— Start —

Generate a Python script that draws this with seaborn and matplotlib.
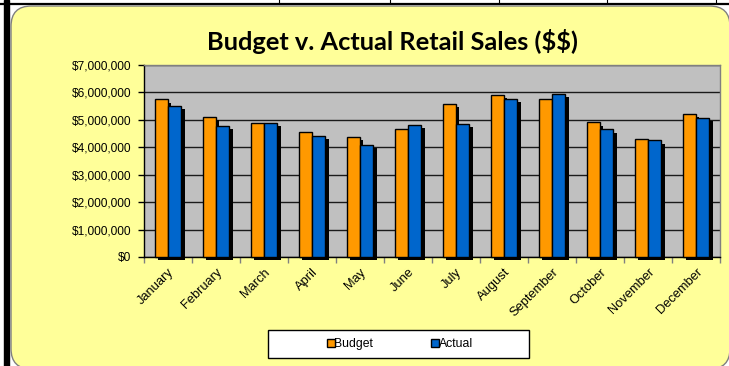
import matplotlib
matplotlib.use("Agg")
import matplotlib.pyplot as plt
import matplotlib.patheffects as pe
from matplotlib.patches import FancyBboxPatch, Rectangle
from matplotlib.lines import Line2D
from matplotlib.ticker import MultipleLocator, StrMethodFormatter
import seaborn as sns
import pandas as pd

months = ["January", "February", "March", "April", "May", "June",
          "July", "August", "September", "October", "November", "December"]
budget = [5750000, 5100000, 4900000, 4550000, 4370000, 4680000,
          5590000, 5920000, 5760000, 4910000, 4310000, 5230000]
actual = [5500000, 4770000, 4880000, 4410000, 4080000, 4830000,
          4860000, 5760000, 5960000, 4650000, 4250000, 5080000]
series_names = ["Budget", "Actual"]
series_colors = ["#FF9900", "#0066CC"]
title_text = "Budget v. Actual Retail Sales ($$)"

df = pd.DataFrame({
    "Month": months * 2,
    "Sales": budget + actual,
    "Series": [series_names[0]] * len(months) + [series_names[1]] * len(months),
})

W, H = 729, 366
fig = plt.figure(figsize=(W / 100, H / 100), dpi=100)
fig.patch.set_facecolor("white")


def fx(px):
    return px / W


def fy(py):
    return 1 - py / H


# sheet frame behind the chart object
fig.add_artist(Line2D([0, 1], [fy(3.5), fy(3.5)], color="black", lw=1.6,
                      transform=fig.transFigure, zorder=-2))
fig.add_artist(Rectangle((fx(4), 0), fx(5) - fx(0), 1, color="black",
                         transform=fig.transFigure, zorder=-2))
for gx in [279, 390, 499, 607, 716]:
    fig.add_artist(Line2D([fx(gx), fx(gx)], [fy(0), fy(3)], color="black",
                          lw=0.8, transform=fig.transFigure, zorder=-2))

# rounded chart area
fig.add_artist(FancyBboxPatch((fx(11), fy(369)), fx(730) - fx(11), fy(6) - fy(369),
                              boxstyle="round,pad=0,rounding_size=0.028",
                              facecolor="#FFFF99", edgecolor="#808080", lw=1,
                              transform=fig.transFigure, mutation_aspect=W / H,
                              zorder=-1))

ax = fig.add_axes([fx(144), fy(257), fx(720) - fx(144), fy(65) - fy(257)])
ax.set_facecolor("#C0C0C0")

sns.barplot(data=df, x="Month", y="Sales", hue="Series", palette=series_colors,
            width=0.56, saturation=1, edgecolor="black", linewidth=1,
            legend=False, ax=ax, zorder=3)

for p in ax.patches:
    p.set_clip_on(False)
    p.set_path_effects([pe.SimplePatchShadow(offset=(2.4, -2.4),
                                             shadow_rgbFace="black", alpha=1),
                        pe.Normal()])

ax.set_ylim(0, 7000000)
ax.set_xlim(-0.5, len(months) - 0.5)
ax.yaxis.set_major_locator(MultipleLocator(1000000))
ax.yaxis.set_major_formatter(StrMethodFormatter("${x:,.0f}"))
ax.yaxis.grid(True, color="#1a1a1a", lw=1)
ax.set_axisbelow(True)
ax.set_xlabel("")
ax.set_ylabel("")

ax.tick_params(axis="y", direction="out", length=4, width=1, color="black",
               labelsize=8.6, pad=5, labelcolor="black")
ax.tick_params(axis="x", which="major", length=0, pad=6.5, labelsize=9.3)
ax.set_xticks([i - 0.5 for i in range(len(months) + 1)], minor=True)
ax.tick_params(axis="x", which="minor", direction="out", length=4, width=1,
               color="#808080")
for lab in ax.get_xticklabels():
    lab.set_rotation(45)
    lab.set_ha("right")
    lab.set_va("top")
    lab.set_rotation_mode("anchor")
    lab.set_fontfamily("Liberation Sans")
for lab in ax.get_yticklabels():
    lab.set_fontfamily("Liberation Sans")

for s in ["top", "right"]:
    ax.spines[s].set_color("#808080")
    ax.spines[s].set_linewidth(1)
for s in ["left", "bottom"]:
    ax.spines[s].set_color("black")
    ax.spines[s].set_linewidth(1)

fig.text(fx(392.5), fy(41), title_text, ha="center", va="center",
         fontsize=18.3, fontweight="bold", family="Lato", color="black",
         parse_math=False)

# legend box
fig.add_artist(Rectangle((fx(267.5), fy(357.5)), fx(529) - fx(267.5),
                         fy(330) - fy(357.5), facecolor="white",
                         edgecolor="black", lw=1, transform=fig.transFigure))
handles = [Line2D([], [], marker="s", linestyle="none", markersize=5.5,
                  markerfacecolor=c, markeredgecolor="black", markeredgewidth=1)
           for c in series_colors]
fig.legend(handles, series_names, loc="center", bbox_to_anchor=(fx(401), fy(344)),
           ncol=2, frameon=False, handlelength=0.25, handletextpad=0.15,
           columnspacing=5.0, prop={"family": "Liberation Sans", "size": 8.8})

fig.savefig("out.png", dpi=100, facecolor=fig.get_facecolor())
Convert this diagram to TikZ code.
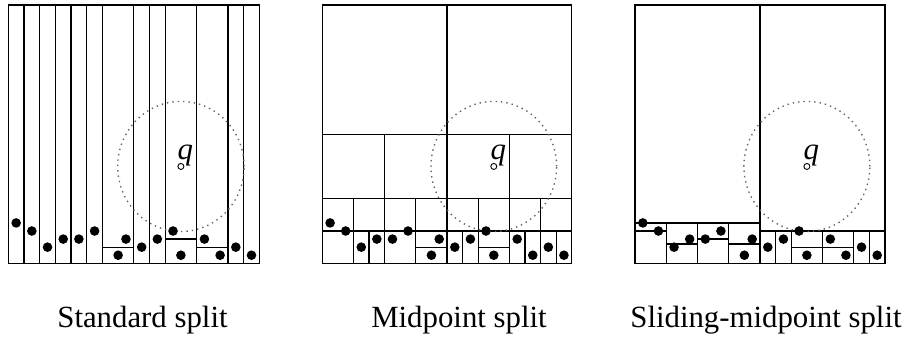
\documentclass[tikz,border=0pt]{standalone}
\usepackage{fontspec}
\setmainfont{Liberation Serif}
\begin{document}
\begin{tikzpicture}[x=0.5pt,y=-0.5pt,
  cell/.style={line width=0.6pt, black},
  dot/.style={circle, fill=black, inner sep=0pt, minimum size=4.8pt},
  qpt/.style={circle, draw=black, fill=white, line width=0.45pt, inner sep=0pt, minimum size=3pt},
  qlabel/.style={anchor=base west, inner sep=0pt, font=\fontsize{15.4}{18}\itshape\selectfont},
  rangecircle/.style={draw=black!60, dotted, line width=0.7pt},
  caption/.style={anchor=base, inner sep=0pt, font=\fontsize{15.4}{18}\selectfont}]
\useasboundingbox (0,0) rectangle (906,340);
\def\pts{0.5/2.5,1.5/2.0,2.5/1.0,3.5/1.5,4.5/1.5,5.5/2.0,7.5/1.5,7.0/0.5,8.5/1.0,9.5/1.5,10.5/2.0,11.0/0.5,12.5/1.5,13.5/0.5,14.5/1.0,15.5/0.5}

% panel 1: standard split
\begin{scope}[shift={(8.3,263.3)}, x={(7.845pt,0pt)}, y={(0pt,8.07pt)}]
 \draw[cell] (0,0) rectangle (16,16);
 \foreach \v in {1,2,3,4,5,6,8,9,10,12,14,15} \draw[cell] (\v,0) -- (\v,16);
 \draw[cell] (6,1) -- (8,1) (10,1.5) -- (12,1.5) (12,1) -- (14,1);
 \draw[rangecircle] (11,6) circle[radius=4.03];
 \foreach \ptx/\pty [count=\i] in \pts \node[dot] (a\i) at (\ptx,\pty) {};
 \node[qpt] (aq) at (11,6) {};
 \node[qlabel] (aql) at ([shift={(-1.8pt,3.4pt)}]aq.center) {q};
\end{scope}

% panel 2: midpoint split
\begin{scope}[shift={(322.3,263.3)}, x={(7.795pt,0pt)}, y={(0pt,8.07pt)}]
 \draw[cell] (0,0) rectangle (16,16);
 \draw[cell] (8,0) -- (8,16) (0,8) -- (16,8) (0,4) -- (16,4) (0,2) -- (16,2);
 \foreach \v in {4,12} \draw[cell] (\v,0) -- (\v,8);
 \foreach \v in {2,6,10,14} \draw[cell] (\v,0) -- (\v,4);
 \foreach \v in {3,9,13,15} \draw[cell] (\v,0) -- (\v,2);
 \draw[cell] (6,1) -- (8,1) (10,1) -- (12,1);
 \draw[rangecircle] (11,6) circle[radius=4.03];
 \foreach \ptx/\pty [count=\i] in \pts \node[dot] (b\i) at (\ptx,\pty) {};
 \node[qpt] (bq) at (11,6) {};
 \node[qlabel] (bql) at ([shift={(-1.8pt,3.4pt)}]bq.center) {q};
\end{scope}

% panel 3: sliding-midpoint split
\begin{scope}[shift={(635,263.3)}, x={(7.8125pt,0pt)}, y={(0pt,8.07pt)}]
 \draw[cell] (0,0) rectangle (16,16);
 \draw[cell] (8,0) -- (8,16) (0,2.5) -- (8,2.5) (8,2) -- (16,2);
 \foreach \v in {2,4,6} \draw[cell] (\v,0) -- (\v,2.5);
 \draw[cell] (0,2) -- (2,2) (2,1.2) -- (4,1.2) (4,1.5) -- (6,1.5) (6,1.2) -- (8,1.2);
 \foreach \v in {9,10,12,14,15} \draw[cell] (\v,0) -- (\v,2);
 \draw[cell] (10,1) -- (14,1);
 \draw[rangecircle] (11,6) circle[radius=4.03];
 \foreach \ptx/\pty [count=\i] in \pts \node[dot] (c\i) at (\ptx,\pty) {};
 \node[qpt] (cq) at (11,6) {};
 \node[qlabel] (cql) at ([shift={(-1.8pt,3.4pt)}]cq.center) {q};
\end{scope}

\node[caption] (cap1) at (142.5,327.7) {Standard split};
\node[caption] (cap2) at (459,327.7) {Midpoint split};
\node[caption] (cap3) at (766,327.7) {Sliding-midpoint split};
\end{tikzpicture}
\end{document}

— End —

◆ **GIVEN TASK**:
Repeat only the lines between the start of the data and the line with "import pandas as pd", including those two lines, and skip the pictures.

◆ **TASK OUTPUT**:
Generate a Python script that draws this with seaborn and matplotlib.
import matplotlib
matplotlib.use("Agg")
import matplotlib.pyplot as plt
import matplotlib.patheffects as pe
from matplotlib.patches import FancyBboxPatch, Rectangle
from matplotlib.lines import Line2D
from matplotlib.ticker import MultipleLocator, StrMethodFormatter
import seaborn as sns
import pandas as pd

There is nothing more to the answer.